Comments

  1. citeh-citeh says:

    Observer – Clearly, subjective drivel. You almost made a sensible point about fans’ beliefs then ruined it by demonstrating your antipathy towards Thailand and your bitterness towards City. Shame.

    MUFC – Wrong. Everyone loses. First Suree, because he will be forever known as Thaksin’s stooge. Second, City’s promising academy players. Third, expectations are raised to an unrealistic level. Oh yeah, let’s be positive with our own little dictator at the helm, not to mention the human rights abuses etc etc etc. Oh, and I promise I won’t mention the derby result:)

  2. I am not using any code here. I am referring to the king.

  3. MUFC :-) says:

    The Thai boys had a trial which everybody’s known from the first day what the outcome would be. (Do I need to tell you that it is “No, they wont get signed”?

    IMO, everybody wins -the boys, Thaksin & Citeh- so I don’t know why you’re making a fuss about this.

    Be positive for once will not make you lose a sleep.

  4. Citeh-Citeh says:

    Military Advisor – It will be interesting to how Thaksin is viewed in Britain in one or two years time. He will get away with interfering as long as the team is making progress. Business practice is very different in the UK and accountability mechanisms are well developed. Other strong personalities have chaired English football clubs – Maxwell, Ellis, Swales, Bates et al – they all took the fans for granted and became hate figures at their respective clubs.

    Thad Williamson – I enjoyed reading your thoughtful paper which is linked at my blog. Thai coach (Chanvit) is saying that Kiatprawut Saiwaew and Teerasil Dangda will also be signed. I wonder if Sven knows about this as it hasn’t been reported in England.

  5. Observer says:

    Thaksin bought the team and he owns it. You claim of temporary custodianship appears based on nothing more than a fan’s belief that a football team is something more than it is.
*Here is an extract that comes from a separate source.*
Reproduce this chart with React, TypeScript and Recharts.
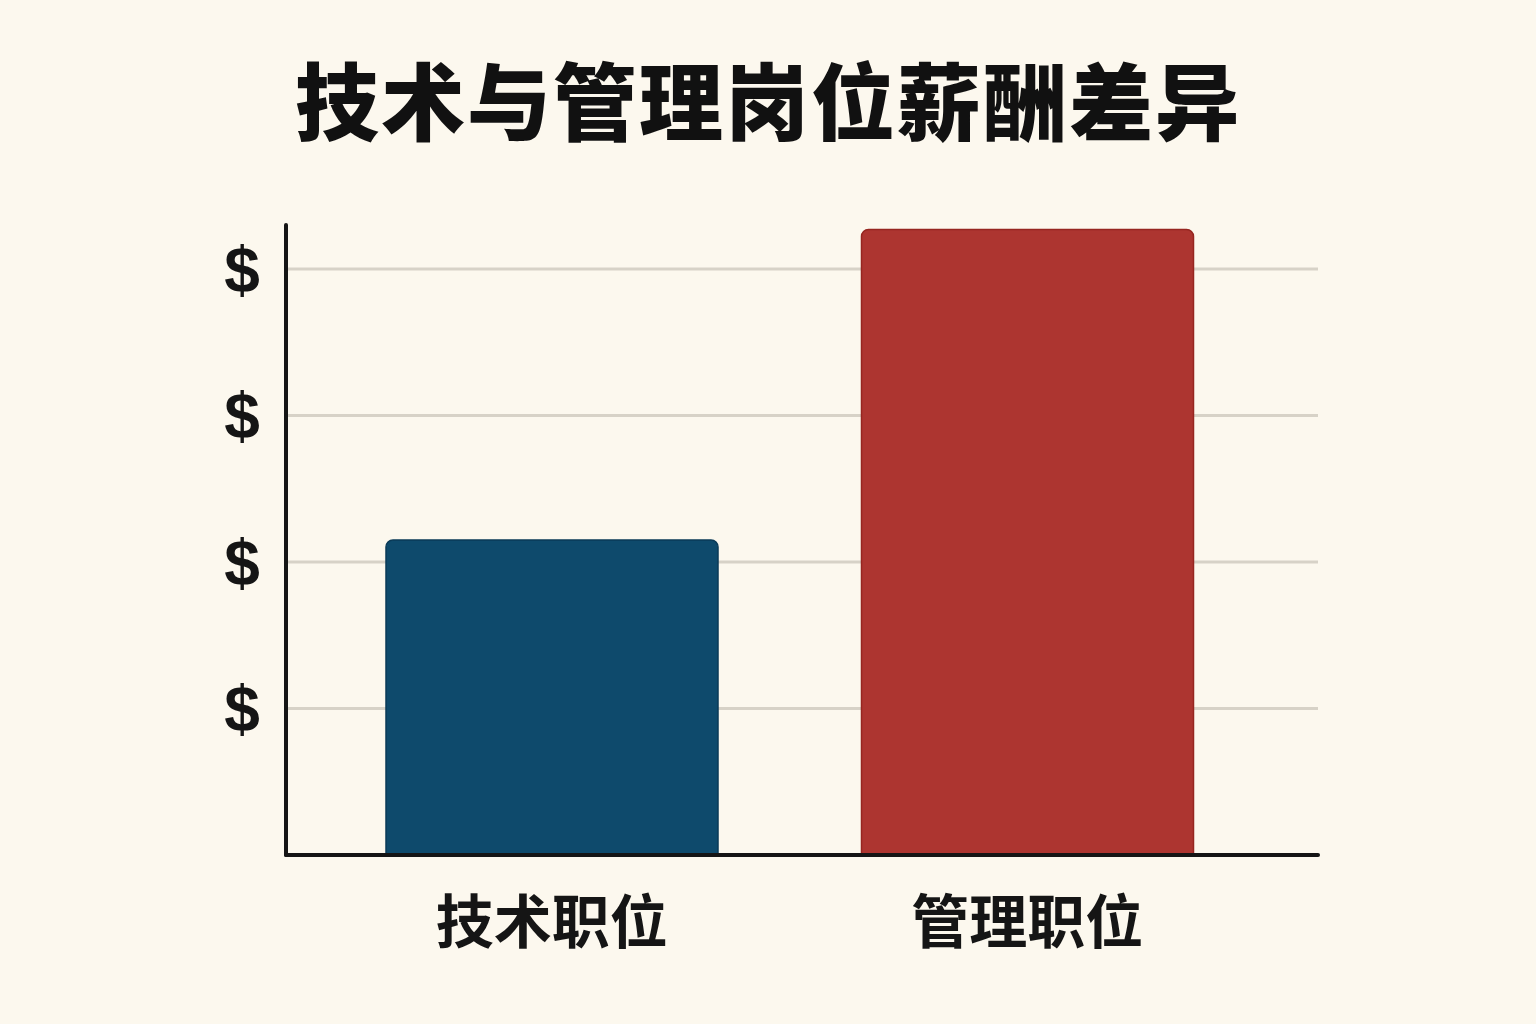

    Thaksin can stuff the entire team with Thais if he wants and even make Lydia the captain. He will lose all his games and all his money. But that is what you get to do when you buy things – and what others lose when they sell them.

    I thought Thais were silly when they considered giant turbine made by GE or Mitubishi as national treasures, but your team spirit make a lot less sense than their nationalism.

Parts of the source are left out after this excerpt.